Les Blancs, the 2016 production of Lorraine Hansberry’s last play by England’s National Theatre is being streamed for us on YouTube. It is a marvelous bonus for all to help us survive Covid-19.

Hansberry (1930-1965) left Les Blancs (The Whites) unfinished on her death and according to The National Theatre this is the final text adapted by her husband Robert Nemiroff. It is a searing indictment of imperialism, colonialism, arrogance, suppression and racism. It is a transcendent play that receives a powerful production and leaves one breathless at the conduct of “well-meaning” Europeans.

The play takes place in a Christian mission and hospital in Africa dedicated to serving the native population of an unnamed country. No one can doubt the decency, generosity and sacrifices of the people running the mission. Reverend Neilsen (we never see him) is described in saintly terms as the father of the community. Madame Neilsen, his elderly, blind wife (Sian Phillips) is revered for her services to these people. Dr. Gotterling (Anna Madeley) and Dr. Willy Dekoven (James Fleet) have devoted their lives to caring for these people.
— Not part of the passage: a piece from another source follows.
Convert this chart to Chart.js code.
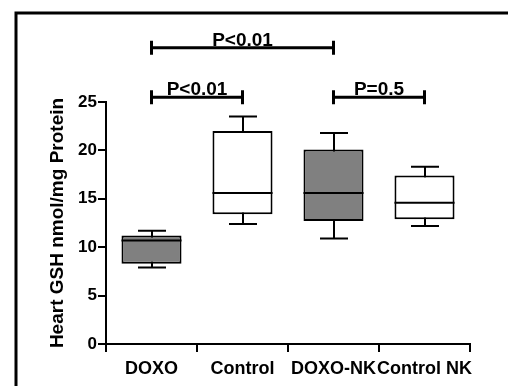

No one can doubt their intentions or decency unless one looks more closely. Reverend Neilsen is there to take away their traditions and religious beliefs and replace them with Christian doctrine. They lose even their names. On what basis is that defensible? Is it not arrogance in the highest degree?

The doctors practice medicine in a hospital without any equipment or even electricity. Down the road there is a hospital for whites that is well equipped and has electricity. When the obvious racist arrives in the person of Major Rice (Clive Francis) dragging a “boy “with a rope around his neck, the decent people refuse to identify the victim. They surmise that the Major will torture the youth for information about terrorists and then shoot him. The major seems impatient and shoots the youth right away. The reaction of the decent people? Oh, well, there goes another one. I am paraphrasing but they do nothing about it.

Charles Morris (Elliot Cowan), an American journalist arrives at the mission to do a story about it and he finds that the Africans are rising, demanding their independence and the arrogance and paternalism of the missionaries is crumbling. The Africans start killing people but the whites cannot comprehend the message that they are conquerors or descendants from conquerors who are abusing these people, robbing them of their history and their souls  and it is time for the oppressors to leave.

One of the natives, Tshembe Matoseh (Danny Sapani), has been educated in Europe, married a white woman and achieved success away from Africa. He returns for his father’s funeral and finds his older brother Abioseh (Gary Beadle) in clerical clothes ready to be ordained under the name Augusts Paul. He has become contemptuous of the ancient customs of his people. Colonialism triumphant. Tshembe stands against the rape of his continent and the attempt to make its history and traditions disappear after three centuries of occupation.

The play opens with a woman, The Woman (Sheila Atim), dressed in a loincloth with her chest tied who walks ominously around the stage. Women wearing African dresses arrive chanting. The woman and The Woman will appear many times like an ominous obbligato reminding us of the existence of the native culture that is being crushed by European paternalism.    

The set by Soutra Gilmour consists of the skeleton of a house that revolves. The lighting by  Tim Lutkin is dark and foreboding.

Yael Farber directs this extraordinary work superbly. She develops the tension between the ideal of peaceful negotiations and armed uprising, between the goodwill of the missionaries and the armed response of Major Rice who is prepared to kill the rebels, the horrendous differences between family members and builds up to a moving, astounding and riveting drama.